▶ **Task instructions**
Below this line is a listing that includes pictures. Copy exactly, and only, the lines from the one containing "Give me the" through the one containing "0.0941, 0.092, 0.0896];"; the pictures do not go in the copy.

▶ **Exercise inputs**
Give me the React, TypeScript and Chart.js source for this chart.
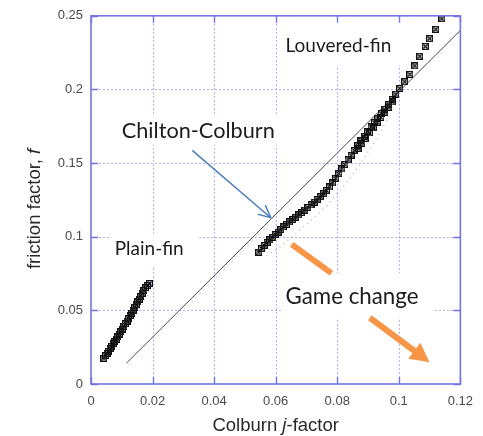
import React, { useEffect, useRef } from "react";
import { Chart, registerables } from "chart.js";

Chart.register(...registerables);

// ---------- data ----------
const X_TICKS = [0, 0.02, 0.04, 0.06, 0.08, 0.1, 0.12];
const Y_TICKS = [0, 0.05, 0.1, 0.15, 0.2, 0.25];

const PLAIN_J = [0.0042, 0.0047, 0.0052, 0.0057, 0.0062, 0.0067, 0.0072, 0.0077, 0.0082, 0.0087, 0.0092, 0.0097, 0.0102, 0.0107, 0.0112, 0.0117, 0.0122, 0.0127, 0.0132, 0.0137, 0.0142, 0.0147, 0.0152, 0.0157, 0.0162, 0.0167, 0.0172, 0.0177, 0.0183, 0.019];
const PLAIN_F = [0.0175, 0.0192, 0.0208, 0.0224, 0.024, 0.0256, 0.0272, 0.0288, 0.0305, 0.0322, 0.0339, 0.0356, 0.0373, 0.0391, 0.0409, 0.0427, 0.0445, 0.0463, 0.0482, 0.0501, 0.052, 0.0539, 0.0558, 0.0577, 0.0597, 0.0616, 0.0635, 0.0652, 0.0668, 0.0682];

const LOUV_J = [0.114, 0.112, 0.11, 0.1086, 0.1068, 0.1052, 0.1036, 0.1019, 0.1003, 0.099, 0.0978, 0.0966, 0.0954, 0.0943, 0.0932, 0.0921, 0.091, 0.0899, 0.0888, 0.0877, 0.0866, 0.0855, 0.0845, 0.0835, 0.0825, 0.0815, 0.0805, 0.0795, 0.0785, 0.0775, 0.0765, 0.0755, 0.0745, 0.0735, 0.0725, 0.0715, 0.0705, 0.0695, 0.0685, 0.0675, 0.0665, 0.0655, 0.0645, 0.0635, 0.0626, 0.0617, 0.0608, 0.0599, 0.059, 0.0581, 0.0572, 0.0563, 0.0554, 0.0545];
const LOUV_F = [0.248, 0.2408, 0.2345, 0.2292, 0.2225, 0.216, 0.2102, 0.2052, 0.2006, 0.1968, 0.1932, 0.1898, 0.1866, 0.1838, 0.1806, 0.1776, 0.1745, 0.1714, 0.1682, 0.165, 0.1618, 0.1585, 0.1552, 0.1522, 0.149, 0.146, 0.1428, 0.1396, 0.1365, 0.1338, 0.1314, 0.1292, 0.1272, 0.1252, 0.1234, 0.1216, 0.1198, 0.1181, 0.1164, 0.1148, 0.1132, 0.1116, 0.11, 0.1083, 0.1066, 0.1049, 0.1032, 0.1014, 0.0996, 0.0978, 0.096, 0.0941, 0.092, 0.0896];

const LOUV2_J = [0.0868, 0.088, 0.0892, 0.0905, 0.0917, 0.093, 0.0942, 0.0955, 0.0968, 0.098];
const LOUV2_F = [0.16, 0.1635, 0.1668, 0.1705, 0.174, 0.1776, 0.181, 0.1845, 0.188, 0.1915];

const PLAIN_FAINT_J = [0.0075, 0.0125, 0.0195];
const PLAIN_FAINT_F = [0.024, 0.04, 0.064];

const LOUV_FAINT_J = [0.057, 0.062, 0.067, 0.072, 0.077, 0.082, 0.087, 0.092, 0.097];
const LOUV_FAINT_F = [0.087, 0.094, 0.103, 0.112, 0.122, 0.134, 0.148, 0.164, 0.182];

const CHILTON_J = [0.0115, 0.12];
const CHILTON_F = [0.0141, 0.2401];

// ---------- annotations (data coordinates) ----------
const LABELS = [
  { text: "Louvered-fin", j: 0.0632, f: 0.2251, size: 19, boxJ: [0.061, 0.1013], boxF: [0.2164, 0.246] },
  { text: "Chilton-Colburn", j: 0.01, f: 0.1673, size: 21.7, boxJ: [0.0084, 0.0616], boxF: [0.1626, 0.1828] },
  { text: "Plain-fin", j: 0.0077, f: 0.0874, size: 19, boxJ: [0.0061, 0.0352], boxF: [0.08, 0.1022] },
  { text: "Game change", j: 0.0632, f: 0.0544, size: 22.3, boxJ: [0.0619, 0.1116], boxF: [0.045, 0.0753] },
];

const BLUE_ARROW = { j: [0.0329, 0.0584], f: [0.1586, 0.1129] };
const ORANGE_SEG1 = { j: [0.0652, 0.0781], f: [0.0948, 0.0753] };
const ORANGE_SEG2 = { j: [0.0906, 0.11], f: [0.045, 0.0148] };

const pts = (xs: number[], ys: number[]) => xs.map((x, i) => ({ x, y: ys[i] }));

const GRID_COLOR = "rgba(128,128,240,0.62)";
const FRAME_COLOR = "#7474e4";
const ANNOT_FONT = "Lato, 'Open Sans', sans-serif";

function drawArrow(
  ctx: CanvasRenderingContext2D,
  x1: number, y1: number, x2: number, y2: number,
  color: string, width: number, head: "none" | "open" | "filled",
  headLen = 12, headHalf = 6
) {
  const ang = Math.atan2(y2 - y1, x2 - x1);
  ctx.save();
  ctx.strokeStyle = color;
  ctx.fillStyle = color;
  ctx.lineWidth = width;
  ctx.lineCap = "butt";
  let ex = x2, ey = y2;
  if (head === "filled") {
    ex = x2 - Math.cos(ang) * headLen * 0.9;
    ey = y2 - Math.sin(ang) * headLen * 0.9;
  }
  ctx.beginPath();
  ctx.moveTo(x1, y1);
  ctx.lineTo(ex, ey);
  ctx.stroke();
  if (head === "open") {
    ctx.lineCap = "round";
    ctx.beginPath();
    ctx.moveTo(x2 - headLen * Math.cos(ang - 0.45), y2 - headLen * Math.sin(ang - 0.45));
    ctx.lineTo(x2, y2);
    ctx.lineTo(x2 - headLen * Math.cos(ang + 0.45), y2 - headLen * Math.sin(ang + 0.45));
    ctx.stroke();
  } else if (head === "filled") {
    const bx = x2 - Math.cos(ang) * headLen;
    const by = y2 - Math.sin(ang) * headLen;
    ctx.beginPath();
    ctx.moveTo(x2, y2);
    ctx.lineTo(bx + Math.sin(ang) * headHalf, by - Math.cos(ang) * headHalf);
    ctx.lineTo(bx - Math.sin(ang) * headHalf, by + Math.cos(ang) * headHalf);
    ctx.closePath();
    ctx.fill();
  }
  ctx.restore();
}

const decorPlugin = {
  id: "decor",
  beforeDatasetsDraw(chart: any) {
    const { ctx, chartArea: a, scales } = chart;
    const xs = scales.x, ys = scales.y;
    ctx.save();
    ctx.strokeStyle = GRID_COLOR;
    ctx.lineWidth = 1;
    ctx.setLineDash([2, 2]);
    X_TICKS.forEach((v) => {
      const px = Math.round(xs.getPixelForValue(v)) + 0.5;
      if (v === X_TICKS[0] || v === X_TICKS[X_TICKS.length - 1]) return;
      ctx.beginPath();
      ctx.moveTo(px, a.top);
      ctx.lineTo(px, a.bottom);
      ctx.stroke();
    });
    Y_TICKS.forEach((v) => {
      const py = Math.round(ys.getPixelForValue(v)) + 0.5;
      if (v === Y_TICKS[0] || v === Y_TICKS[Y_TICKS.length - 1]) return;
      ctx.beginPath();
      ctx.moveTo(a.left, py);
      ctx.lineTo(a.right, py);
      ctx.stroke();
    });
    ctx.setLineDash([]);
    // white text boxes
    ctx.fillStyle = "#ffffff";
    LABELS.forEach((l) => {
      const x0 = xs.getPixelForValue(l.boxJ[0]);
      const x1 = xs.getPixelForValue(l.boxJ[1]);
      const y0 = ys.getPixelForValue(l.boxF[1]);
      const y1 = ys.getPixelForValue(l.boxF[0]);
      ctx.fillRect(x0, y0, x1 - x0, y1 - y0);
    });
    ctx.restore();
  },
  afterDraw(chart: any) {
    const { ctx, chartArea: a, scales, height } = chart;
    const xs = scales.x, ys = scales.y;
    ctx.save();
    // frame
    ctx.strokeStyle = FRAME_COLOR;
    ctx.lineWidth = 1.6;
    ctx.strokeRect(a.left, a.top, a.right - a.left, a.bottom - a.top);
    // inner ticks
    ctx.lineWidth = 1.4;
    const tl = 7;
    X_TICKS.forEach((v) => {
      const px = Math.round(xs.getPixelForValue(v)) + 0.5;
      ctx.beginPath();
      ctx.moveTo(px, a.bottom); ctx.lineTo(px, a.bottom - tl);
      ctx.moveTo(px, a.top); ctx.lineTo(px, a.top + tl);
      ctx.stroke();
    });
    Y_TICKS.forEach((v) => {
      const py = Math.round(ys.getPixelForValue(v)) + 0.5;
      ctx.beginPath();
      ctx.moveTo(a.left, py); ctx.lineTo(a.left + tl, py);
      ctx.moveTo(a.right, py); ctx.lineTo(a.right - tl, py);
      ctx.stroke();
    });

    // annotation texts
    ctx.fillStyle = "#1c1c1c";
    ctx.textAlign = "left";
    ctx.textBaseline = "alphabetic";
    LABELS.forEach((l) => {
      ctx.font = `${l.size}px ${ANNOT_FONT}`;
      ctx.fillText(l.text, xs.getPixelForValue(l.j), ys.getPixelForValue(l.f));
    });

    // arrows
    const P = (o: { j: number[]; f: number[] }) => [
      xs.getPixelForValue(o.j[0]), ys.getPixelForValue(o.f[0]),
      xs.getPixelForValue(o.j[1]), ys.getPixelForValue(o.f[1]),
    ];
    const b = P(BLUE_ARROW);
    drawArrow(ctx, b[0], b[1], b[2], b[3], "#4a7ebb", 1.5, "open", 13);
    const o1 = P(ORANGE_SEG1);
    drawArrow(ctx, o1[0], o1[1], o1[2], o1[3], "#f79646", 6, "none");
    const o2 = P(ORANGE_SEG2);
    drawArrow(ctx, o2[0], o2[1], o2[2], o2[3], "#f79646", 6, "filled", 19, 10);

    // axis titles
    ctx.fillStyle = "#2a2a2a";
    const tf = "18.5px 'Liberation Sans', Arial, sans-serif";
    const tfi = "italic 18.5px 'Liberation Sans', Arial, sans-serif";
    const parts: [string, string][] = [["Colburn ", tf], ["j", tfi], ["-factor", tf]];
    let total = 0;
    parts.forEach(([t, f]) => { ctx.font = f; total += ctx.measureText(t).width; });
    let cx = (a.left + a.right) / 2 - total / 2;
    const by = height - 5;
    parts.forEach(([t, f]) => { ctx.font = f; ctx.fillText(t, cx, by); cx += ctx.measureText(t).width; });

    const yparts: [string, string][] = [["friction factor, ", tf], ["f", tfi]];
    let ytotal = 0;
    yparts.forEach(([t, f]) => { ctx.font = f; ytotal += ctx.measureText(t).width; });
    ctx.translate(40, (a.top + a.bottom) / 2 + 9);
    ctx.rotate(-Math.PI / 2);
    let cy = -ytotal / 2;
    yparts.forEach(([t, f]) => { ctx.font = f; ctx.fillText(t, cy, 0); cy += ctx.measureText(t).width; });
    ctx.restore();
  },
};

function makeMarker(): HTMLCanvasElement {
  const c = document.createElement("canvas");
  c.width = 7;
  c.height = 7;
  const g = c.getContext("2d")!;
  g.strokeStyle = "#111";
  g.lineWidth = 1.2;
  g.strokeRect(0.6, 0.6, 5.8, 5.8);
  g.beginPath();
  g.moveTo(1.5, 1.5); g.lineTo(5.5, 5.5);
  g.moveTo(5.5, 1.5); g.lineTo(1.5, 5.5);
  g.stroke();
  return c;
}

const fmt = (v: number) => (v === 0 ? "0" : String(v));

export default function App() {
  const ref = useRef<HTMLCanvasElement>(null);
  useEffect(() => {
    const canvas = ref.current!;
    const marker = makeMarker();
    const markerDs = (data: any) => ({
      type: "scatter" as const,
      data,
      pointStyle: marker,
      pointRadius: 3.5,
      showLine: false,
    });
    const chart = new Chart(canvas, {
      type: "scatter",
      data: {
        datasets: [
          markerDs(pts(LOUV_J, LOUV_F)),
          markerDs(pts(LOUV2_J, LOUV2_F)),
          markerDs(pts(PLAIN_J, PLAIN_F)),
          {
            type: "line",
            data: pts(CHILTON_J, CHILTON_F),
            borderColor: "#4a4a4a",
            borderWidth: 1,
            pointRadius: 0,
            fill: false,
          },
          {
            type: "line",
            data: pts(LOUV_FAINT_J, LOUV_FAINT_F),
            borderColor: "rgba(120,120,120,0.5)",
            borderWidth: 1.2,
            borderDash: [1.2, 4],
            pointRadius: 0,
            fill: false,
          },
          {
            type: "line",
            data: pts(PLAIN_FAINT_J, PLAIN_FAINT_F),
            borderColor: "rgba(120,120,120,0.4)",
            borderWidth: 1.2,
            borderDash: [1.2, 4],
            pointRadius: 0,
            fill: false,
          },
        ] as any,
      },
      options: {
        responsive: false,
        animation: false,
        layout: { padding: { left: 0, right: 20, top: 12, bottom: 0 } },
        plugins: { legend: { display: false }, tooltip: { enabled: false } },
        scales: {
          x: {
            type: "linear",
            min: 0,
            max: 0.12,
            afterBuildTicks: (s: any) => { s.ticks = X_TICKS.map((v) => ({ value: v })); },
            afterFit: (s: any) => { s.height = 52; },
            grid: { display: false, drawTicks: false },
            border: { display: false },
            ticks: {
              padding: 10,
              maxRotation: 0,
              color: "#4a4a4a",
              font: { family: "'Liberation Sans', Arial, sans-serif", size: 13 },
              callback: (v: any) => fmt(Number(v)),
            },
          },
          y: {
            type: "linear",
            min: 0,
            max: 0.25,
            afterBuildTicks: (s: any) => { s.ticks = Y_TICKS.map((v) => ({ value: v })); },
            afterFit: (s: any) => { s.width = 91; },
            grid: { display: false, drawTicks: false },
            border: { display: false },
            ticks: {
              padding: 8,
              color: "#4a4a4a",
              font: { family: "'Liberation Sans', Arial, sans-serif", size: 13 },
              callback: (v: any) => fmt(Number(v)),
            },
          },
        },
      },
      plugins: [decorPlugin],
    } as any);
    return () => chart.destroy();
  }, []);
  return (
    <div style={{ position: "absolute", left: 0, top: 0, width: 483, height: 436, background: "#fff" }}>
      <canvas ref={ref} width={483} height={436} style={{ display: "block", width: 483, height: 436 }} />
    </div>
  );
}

--

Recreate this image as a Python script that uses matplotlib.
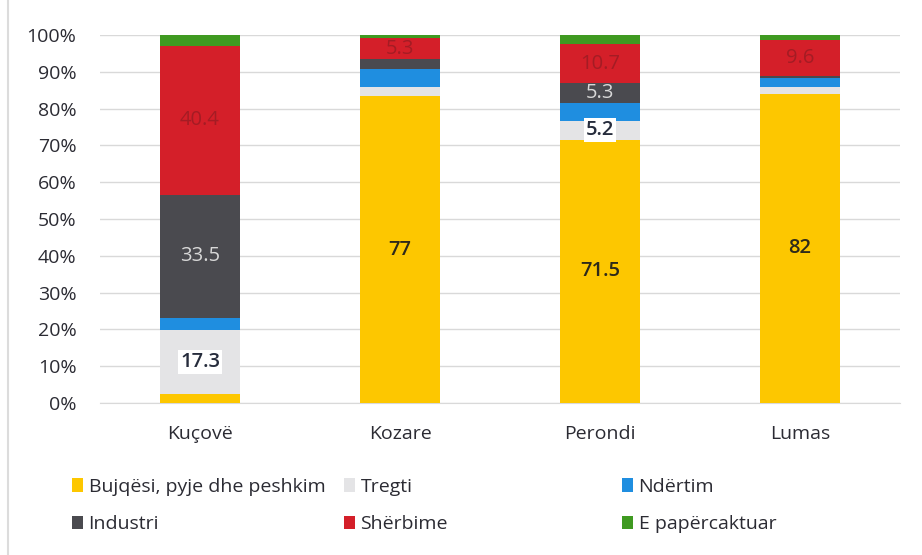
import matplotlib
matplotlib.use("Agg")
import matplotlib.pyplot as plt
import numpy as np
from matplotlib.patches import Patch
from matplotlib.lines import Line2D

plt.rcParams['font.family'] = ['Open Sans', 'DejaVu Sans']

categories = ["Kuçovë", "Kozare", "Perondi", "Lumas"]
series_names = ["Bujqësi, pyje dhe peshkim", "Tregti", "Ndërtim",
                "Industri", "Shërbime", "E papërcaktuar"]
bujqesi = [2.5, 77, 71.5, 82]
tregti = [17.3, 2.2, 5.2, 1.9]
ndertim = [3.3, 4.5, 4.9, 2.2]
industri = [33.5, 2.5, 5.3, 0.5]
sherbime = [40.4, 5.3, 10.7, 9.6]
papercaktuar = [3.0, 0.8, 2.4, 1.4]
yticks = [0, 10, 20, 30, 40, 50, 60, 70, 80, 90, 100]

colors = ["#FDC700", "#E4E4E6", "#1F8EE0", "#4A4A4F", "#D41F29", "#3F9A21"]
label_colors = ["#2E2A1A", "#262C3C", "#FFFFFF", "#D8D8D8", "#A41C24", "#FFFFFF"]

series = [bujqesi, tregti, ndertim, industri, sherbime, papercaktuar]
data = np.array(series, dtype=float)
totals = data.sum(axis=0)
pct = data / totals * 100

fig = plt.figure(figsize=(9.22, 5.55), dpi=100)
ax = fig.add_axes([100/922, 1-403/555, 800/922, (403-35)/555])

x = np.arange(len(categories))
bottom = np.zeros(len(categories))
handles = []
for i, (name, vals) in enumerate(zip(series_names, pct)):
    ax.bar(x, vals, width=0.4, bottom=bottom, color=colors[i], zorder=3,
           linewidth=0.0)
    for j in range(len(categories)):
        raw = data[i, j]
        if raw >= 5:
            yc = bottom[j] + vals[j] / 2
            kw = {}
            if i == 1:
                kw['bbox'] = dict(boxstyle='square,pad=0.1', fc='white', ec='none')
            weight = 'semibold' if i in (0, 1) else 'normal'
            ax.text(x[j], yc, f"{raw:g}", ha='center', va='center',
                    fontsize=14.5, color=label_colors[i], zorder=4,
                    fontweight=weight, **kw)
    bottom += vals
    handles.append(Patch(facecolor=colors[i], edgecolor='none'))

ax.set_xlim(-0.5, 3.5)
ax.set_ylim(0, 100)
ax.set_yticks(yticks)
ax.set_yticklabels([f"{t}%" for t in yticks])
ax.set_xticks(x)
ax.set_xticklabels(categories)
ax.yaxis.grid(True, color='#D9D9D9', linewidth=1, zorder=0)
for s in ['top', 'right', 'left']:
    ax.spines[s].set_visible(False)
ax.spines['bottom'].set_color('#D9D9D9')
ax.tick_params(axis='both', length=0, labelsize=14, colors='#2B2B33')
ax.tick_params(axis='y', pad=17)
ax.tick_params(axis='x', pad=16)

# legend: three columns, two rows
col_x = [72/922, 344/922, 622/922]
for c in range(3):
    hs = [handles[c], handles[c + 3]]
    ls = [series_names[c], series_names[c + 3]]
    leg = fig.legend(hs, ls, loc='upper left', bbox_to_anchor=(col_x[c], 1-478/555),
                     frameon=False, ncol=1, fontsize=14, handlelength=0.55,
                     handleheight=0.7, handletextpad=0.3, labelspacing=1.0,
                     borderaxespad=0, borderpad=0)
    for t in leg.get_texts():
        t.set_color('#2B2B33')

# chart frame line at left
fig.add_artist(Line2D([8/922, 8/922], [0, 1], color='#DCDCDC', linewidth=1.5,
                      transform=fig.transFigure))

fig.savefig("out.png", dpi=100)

==

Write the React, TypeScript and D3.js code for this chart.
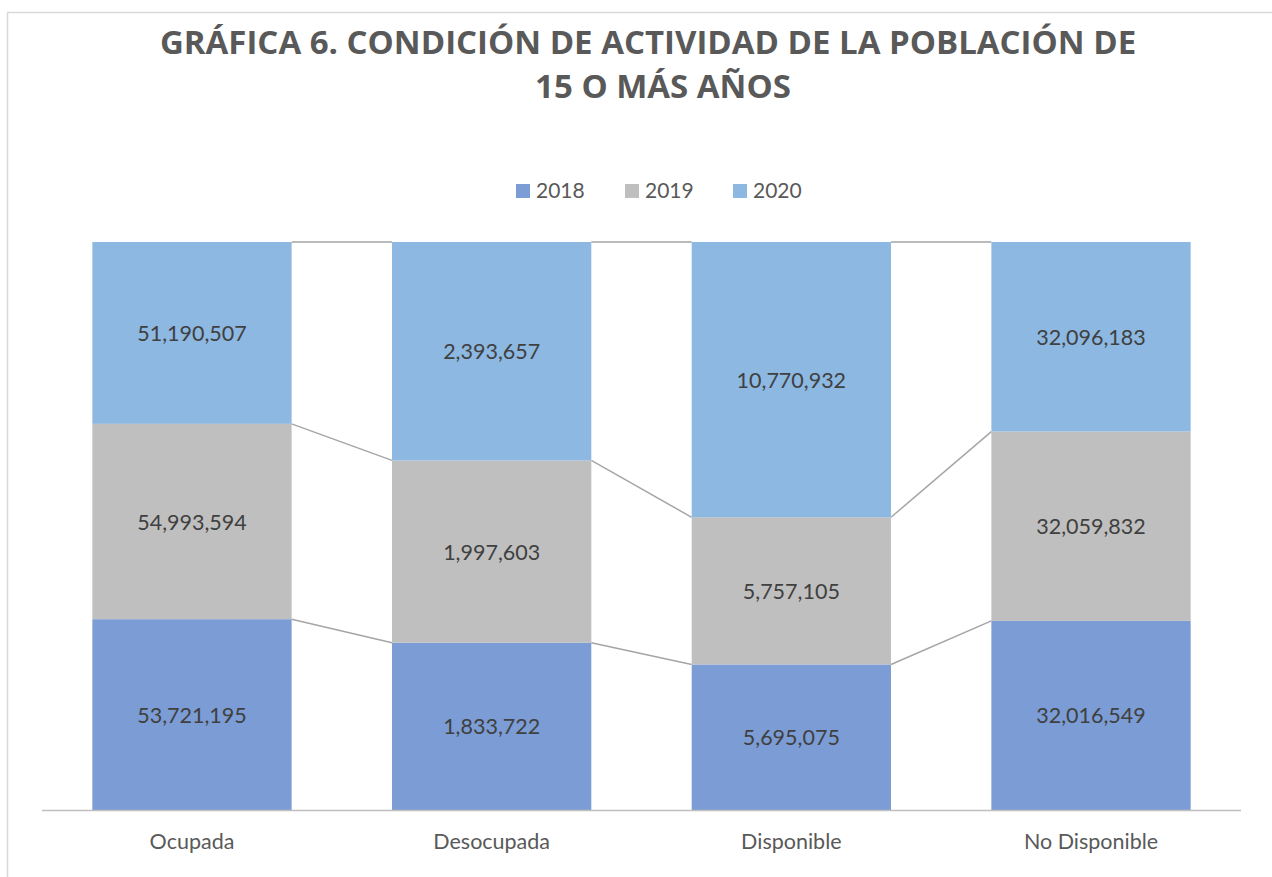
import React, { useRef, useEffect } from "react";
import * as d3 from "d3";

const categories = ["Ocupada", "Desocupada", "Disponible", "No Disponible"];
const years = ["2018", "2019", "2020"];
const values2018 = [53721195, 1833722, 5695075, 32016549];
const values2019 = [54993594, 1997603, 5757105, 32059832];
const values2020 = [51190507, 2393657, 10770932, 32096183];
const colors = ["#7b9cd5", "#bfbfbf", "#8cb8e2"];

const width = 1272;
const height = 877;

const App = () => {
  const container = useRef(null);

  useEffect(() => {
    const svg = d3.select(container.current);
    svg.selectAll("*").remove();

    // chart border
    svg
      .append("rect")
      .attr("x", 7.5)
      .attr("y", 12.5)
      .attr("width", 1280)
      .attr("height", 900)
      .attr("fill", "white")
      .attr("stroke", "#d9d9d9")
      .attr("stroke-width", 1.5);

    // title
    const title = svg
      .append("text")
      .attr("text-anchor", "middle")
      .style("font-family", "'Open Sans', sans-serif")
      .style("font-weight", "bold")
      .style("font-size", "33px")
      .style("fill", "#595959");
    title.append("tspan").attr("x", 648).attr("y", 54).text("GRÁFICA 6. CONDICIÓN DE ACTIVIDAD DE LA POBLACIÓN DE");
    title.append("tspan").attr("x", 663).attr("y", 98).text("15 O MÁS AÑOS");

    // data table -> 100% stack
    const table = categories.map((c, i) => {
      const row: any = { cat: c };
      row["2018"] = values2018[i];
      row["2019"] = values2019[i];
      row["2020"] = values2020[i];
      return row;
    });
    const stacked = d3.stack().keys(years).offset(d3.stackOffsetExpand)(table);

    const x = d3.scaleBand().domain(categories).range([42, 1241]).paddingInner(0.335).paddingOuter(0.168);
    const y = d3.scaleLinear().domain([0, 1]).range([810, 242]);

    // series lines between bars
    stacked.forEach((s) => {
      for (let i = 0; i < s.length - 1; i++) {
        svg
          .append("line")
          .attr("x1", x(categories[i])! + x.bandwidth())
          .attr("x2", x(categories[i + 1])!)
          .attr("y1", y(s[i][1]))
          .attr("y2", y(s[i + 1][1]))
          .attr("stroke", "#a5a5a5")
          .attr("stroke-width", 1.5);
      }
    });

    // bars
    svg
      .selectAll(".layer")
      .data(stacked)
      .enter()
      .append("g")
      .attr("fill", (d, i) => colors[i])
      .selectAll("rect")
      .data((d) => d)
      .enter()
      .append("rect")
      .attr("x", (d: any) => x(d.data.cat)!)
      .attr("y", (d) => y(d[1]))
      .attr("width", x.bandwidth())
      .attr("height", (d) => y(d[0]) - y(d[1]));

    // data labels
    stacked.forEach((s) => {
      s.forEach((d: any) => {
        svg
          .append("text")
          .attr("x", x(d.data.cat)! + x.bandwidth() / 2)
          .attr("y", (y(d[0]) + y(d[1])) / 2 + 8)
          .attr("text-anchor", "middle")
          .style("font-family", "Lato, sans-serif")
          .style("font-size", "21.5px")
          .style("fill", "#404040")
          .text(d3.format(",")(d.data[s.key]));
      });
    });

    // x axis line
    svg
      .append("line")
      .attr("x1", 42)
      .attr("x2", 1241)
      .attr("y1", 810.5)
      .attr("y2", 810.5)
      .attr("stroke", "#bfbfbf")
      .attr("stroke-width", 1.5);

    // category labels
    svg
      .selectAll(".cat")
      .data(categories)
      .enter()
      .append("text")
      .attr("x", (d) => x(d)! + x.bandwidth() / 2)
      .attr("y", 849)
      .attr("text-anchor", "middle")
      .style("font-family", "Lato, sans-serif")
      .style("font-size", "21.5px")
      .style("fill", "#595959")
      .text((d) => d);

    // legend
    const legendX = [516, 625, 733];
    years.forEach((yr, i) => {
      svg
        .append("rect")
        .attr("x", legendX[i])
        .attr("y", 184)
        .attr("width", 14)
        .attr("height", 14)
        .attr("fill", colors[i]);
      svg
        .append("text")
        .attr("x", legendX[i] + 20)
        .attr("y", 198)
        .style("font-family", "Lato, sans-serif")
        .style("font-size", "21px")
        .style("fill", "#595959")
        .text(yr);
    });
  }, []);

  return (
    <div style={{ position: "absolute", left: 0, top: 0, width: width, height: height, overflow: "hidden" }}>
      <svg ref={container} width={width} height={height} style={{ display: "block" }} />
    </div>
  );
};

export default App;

▶ **Expected answer**
Give me the React, TypeScript and Chart.js source for this chart.
import React, { useEffect, useRef } from "react";
import { Chart, registerables } from "chart.js";

Chart.register(...registerables);

// ---------- data ----------
const X_TICKS = [0, 0.02, 0.04, 0.06, 0.08, 0.1, 0.12];
const Y_TICKS = [0, 0.05, 0.1, 0.15, 0.2, 0.25];

const PLAIN_J = [0.0042, 0.0047, 0.0052, 0.0057, 0.0062, 0.0067, 0.0072, 0.0077, 0.0082, 0.0087, 0.0092, 0.0097, 0.0102, 0.0107, 0.0112, 0.0117, 0.0122, 0.0127, 0.0132, 0.0137, 0.0142, 0.0147, 0.0152, 0.0157, 0.0162, 0.0167, 0.0172, 0.0177, 0.0183, 0.019];
const PLAIN_F = [0.0175, 0.0192, 0.0208, 0.0224, 0.024, 0.0256, 0.0272, 0.0288, 0.0305, 0.0322, 0.0339, 0.0356, 0.0373, 0.0391, 0.0409, 0.0427, 0.0445, 0.0463, 0.0482, 0.0501, 0.052, 0.0539, 0.0558, 0.0577, 0.0597, 0.0616, 0.0635, 0.0652, 0.0668, 0.0682];

const LOUV_J = [0.114, 0.112, 0.11, 0.1086, 0.1068, 0.1052, 0.1036, 0.1019, 0.1003, 0.099, 0.0978, 0.0966, 0.0954, 0.0943, 0.0932, 0.0921, 0.091, 0.0899, 0.0888, 0.0877, 0.0866, 0.0855, 0.0845, 0.0835, 0.0825, 0.0815, 0.0805, 0.0795, 0.0785, 0.0775, 0.0765, 0.0755, 0.0745, 0.0735, 0.0725, 0.0715, 0.0705, 0.0695, 0.0685, 0.0675, 0.0665, 0.0655, 0.0645, 0.0635, 0.0626, 0.0617, 0.0608, 0.0599, 0.059, 0.0581, 0.0572, 0.0563, 0.0554, 0.0545];
const LOUV_F = [0.248, 0.2408, 0.2345, 0.2292, 0.2225, 0.216, 0.2102, 0.2052, 0.2006, 0.1968, 0.1932, 0.1898, 0.1866, 0.1838, 0.1806, 0.1776, 0.1745, 0.1714, 0.1682, 0.165, 0.1618, 0.1585, 0.1552, 0.1522, 0.149, 0.146, 0.1428, 0.1396, 0.1365, 0.1338, 0.1314, 0.1292, 0.1272, 0.1252, 0.1234, 0.1216, 0.1198, 0.1181, 0.1164, 0.1148, 0.1132, 0.1116, 0.11, 0.1083, 0.1066, 0.1049, 0.1032, 0.1014, 0.0996, 0.0978, 0.096, 0.0941, 0.092, 0.0896];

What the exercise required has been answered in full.